A plywood wall surrounds the opening to an underground construction area, Thursday, Nov. 5, 2015 in the Greenwich Village neighborhood of New York. Two burial vaults discovered beneath a street in the heart of New York University's campus by workers replacing a water main were likely part of a Presbyterian church cemetery, an archaeologist said Thursday. (AP Photo/Mark Lennihan)
A plywood wall surrounds the opening to an underground construction area, Thursday, Nov. 5, 2015 in the Greenwich Village neighborhood of New York. Two burial vaults discovered beneath a street in the heart of New York University’s campus by workers replacing a water main were likely part of a Presbyterian church cemetery, an archaeologist said Thursday. (AP Photo/Mark Lennihan)

 

New York – Two centuries-old burial vaults discovered beneath a street in the heart of New York University’s campus by workers replacing a water main were likely part of a Presbyterian church cemetery, an archaeologist said Thursday.

One of the roughly 15-by-18-foot crypts was clearly disturbed, with the skeletons and skulls of between nine and 12 people pushed into a corner while more than a dozen stacked wooden coffins can be seen in the second one, said Chrysalis’ Alyssa Loorya, the project’s principal investigator.

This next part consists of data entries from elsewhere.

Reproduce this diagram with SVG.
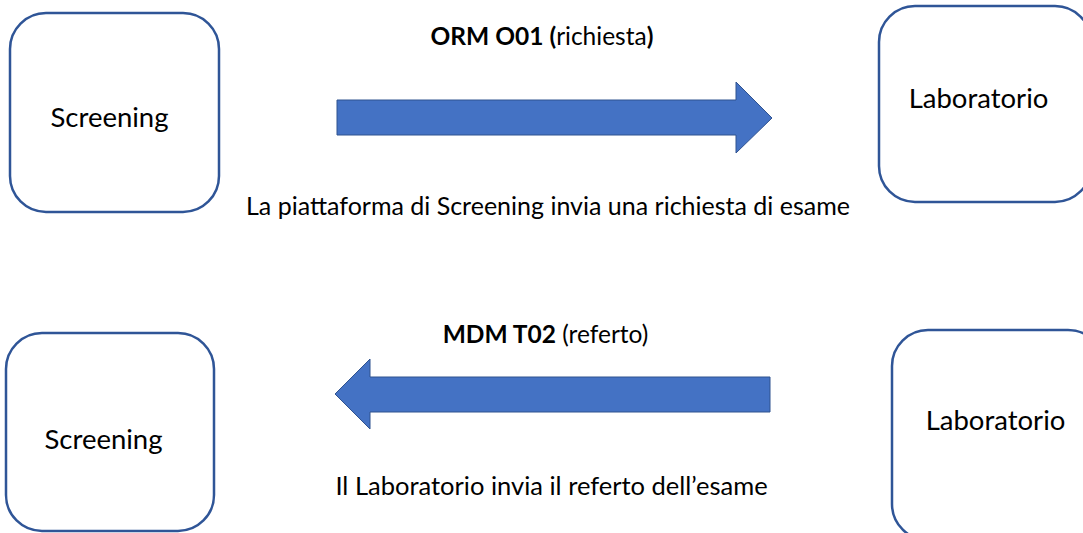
<svg xmlns="http://www.w3.org/2000/svg" width="1083" height="533" viewBox="0 0 1083 533">
<style>
.box{fill:#fff;stroke:#2F5597;stroke-width:2.5}
.arrow{fill:#4472C4;stroke:#2F528F;stroke-width:1}
text{font-family:Lato,"Open Sans","Liberation Sans",sans-serif;fill:#000}
.node{font-size:27.5px}
.lbl{font-size:24.5px}
.desc{font-size:25.5px}
.desc1{font-size:25px}
.b{font-weight:bold}
</style>
<rect width="1083" height="533" fill="#fff"/>
<g id="screening-top">
<rect class="box" x="10" y="13" width="209" height="199" rx="36"/>
<text class="node" x="109.5" y="127" text-anchor="middle">Screening</text>
</g>
<g id="laboratorio-top">
<rect class="box" x="879" y="6" width="212" height="196" rx="36"/>
<text class="node" x="978.5" y="108" text-anchor="middle">Laboratorio</text>
</g>
<g id="screening-bottom">
<rect class="box" x="6" y="333" width="208" height="198" rx="36"/>
<text class="node" x="103.5" y="449" text-anchor="middle">Screening</text>
</g>
<g id="laboratorio-bottom">
<rect class="box" x="892" y="330" width="212" height="210" rx="36"/>
<text class="node" x="995.5" y="430" text-anchor="middle">Laboratorio</text>
</g>
<g id="connectors">
<polygon class="arrow" points="337,100 736,100 736,82 772,118 736,153 736,135 337,135"/>
<text class="lbl" x="542" y="45" text-anchor="middle"><tspan class="b">ORM O01 (</tspan>richiesta<tspan class="b">)</tspan></text>
<text class="desc1" x="548" y="215" text-anchor="middle">La piattaforma di Screening invia una richiesta di esame</text>
<polygon class="arrow" points="770,377 370,377 370,359 335,394 370,429 370,412 770,412"/>
<text class="lbl" x="545.5" y="343" text-anchor="middle"><tspan class="b">MDM T02</tspan> (referto)</text>
<text class="desc" x="551.5" y="495" text-anchor="middle">Il Laboratorio invia il referto dell’esame</text>
</g>
</svg>
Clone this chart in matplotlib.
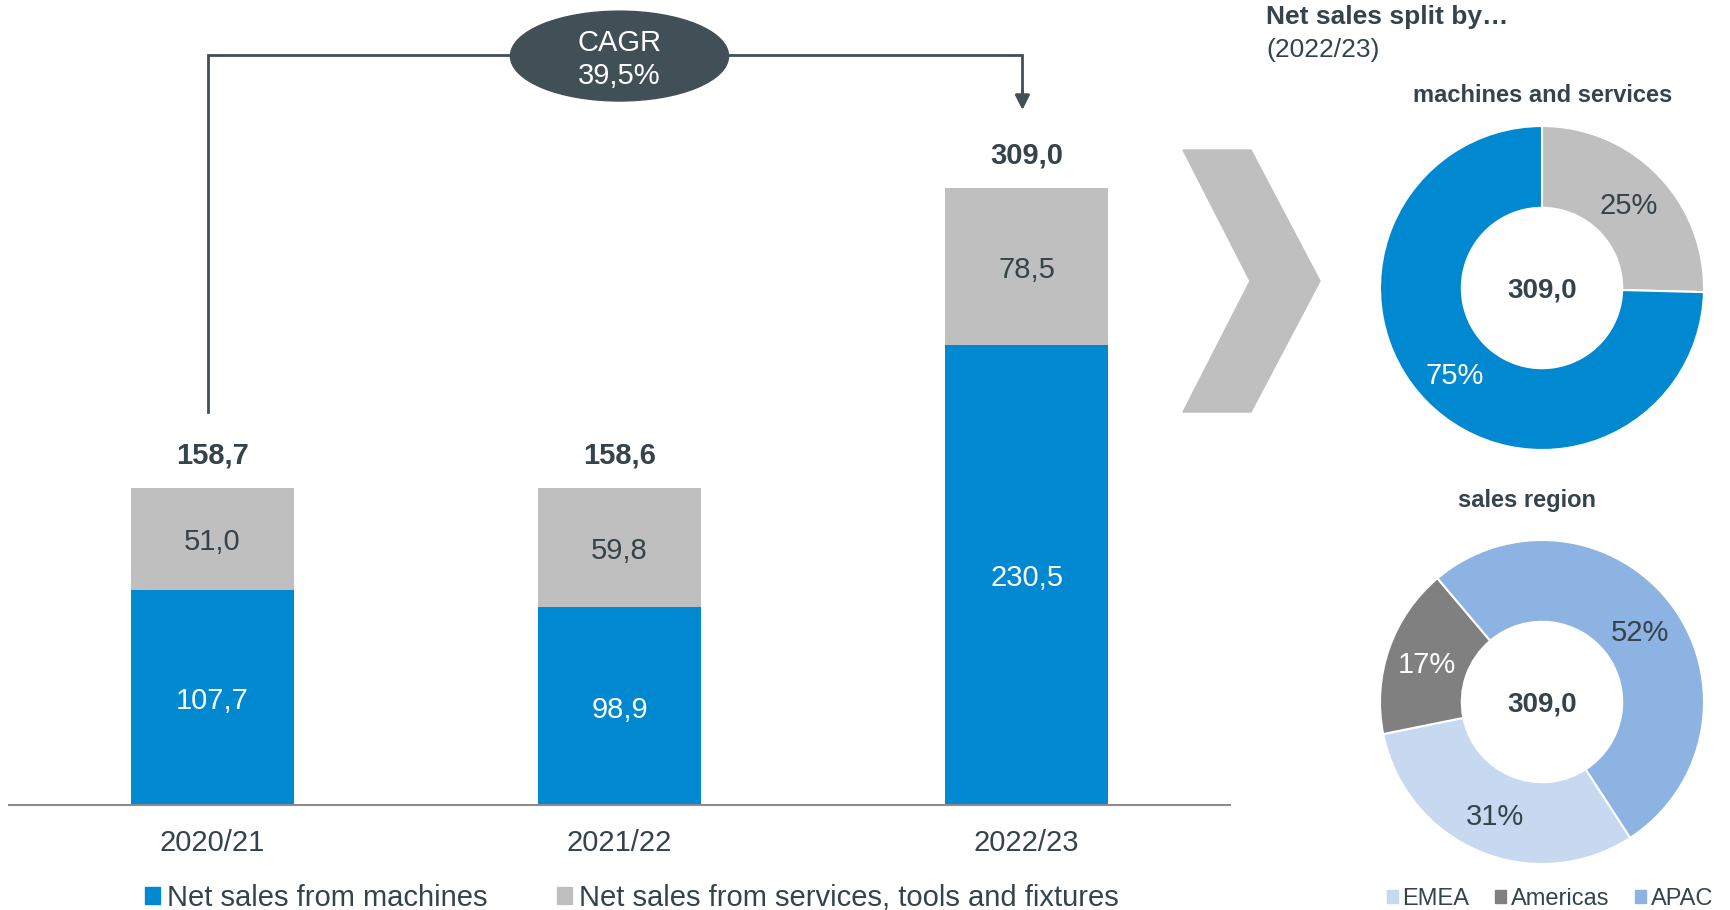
import matplotlib
matplotlib.use("Agg")
import matplotlib.pyplot as plt
from matplotlib.patches import Ellipse, Patch, Polygon

plt.rcParams['font.family'] = ['Liberation Sans', 'DejaVu Sans']

# data
years = ["2020/21", "2021/22", "2022/23"]
machines = [107.7, 98.9, 230.5]
services = [51.0, 59.8, 78.5]
totals = [158.7, 158.6, 309.0]
cagr_label = "CAGR\n39,5%"

split_labels = ["services", "machines"]
split_values = [78.5, 230.5]

regions = ["EMEA", "Americas", "APAC"]
region_pct = [31, 17, 52]

BLUE = "#0089D1"
GREY = "#BFBFBF"
DARK = "#35434B"
ELLIPSE = "#414F56"
REGION_COLORS = ["#C6D9F1", "#808080", "#8DB3E2"]

W, H = 1730, 910
fig = plt.figure(figsize=(W / 100, H / 100), dpi=100)


def box(x0, y0, x1, y1):
    # pixel box (top-left origin) -> figure fraction rect
    return [x0 / W, 1 - y1 / H, (x1 - x0) / W, (y1 - y0) / H]


def fmt(v):
    return f"{v:.1f}".replace(".", ",")


def label(axis, x, y, s, dy=-2.4, **kw):
    axis.annotate(s, (x, y), xytext=(0, dy), textcoords="offset points",
                  ha="center", va="center", annotation_clip=False, **kw)


# ---- stacked bars ----
ax = fig.add_axes(box(9, 100, 1230, 805))
x = list(range(len(years)))
ax.bar(x, machines, width=0.4, color=BLUE)
ax.bar(x, services, width=0.4, bottom=machines, color=GREY)
ax.set_xlim(-0.5, 2.5)
ax.set_ylim(0, 353)

for i in x:
    label(ax, i, machines[i] / 2, fmt(machines[i]), color="white", fontsize=21)
    label(ax, i, machines[i] + services[i] / 2, fmt(services[i]), color=DARK, fontsize=21)
    label(ax, i, totals[i] + 18, fmt(totals[i]), color=DARK, fontsize=21,
          fontweight="bold")

for s in ["top", "left", "right"]:
    ax.spines[s].set_visible(False)
ax.spines["bottom"].set_color("#8C8C8C")
ax.spines["bottom"].set_linewidth(1.5)
ax.set_yticks([])
ax.set_xticks(x)
ax.set_xticklabels(years, fontsize=21, color=DARK)
ax.tick_params(axis="x", length=0, pad=17)

# CAGR bracket
y_top = 375.5
ax.plot([-0.01, -0.01, 1.99, 1.99], [197, y_top, y_top, 356],
        color=ELLIPSE, lw=2, clip_on=False, solid_joinstyle="miter")
ax.annotate("", xy=(1.99, 348), xytext=(1.99, 358),
            arrowprops=dict(arrowstyle="-|>", color=ELLIPSE, lw=2,
                            mutation_scale=22, shrinkA=0, shrinkB=0),
            annotation_clip=False)
ax.add_patch(Ellipse((1.0, 375), 0.536, 45, color=ELLIPSE, clip_on=False, zorder=3))
label(ax, 1.0, 375, cagr_label, color="white", fontsize=21, linespacing=1.25, zorder=4)

# chevron arrow
fig.patches.append(Polygon(
    [(1183 / W, 1 - 150 / H), (1251 / W, 1 - 150 / H), (1320 / W, 1 - 281 / H),
     (1251 / W, 1 - 412 / H), (1183 / W, 1 - 412 / H), (1250 / W, 1 - 281 / H)],
    closed=True, color=GREY, transform=fig.transFigure))

# ---- donut charts ----
fig.text(1266 / W, 1 - 17 / H, "Net sales split by\u2026", fontsize=19,
         fontweight="bold", color=DARK, va="center", ha="left")
fig.text(1266 / W, 1 - 50 / H, "(2022/23)", fontsize=19, color=DARK,
         va="center", ha="left")

R = 162


def donut(cy, values, colors, start, text_colors):
    a = fig.add_axes(box(1542 - R, cy - R, 1542 + R, cy + R))
    _, _, pct = a.pie(values, colors=colors, startangle=start,
                      counterclock=False, radius=1,
                      wedgeprops=dict(width=0.505, edgecolor="white", linewidth=1.5),
                      autopct=lambda p: f"{p:.0f}%", pctdistance=0.75,
                      textprops=dict(fontsize=21))
    for t, c in zip(pct, text_colors):
        t.set_color(c)
        t.set_y(t.get_position()[1] - 0.02)
    label(a, 0, 0, "309,0", dy=-1.5, fontsize=20, fontweight="bold", color=DARK)
    a.set_xlim(-1, 1)
    a.set_ylim(-1, 1)
    return a


donut(288, split_values, [GREY, BLUE], 90, [DARK, "white"])
fig.text(1543 / W, 1 - 96 / H, "machines and services", fontsize=17,
         fontweight="bold", color=DARK, ha="center", va="center")

donut(702, region_pct, REGION_COLORS, -57, [DARK, "white", DARK])
fig.text(1527 / W, 1 - 501 / H, "sales region", fontsize=17,
         fontweight="bold", color=DARK, ha="center", va="center")

# ---- legends ----
leg1 = fig.legend(handles=[Patch(color=BLUE, label="Net sales from machines"),
                           Patch(color=GREY, label="Net sales from services, tools and fixtures")],
                  loc="center", bbox_to_anchor=(632 / W, 1 - 898 / H), ncol=2,
                  frameon=False, fontsize=21, handlelength=0.5, handleheight=0.55,
                  handletextpad=0.25, columnspacing=2.4, borderpad=0)
for t in leg1.get_texts():
    t.set_color(DARK)

leg2 = fig.legend(handles=[Patch(color=c, label=r) for c, r in zip(REGION_COLORS, regions)],
                  loc="center", bbox_to_anchor=(1550 / W, 1 - 899 / H), ncol=3,
                  frameon=False, fontsize=17, handlelength=0.45, handleheight=0.5,
                  handletextpad=0.2, columnspacing=1.1, borderpad=0)
for t in leg2.get_texts():
    t.set_color(DARK)

fig.savefig("out.png", dpi=100, facecolor="white")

“You never know what you can find beneath the city’s streets,” she said at the site in Manhattan’s Greenwich Village neighborhood. “You bury people to memorialize them and these people were forgotten.”

Anthropologists and archeologists have hung lights in the excavated area and will use digital cameras with zoom lenses to take pictures of the coffin plates in the hopes of identifying the buried. And because New York City policy is to leave burial grounds undisturbed if possible, project engineers are planning a new route for the water main.

“We knew we could be encountering remains or other items in this area,” said Thomas Foley, an associate commissioner with the city’s Department of Design and Construction. “We’ll do some exploring to discover what other lanes we might have.”

Loorya’s firm was contracted to work on the three-year, $9 million project because Washington Square Park adjacent to the excavation work was a Potter’s Field for yellow fever victims in the early 1800s, officials said. The tombs’ brick roofs were discovered Tuesday by workers just 3 ½ feet under the street with utility cables running on top of them.

The vaults were probably built in the late 18th century or early 19th century and belonged to one of two area Presbyterian churches, Loorya said. Members of her team will search old newspapers, death records and church archives to identify the buried — if possible.

The discovery is not the first time officials have discovered historical artifacts in the course of planned upkeep projects to replace old pipes and water mains.

Eighteenth century houses and wells along with Revolutionary War buttons worn by soldiers who marched in the Battle of Brooklyn were found during construction work beginning in 2005 in lower Manhattan’s South Street Seaport area, Loorya said.

“It’s definitely a wonderful find,” she said.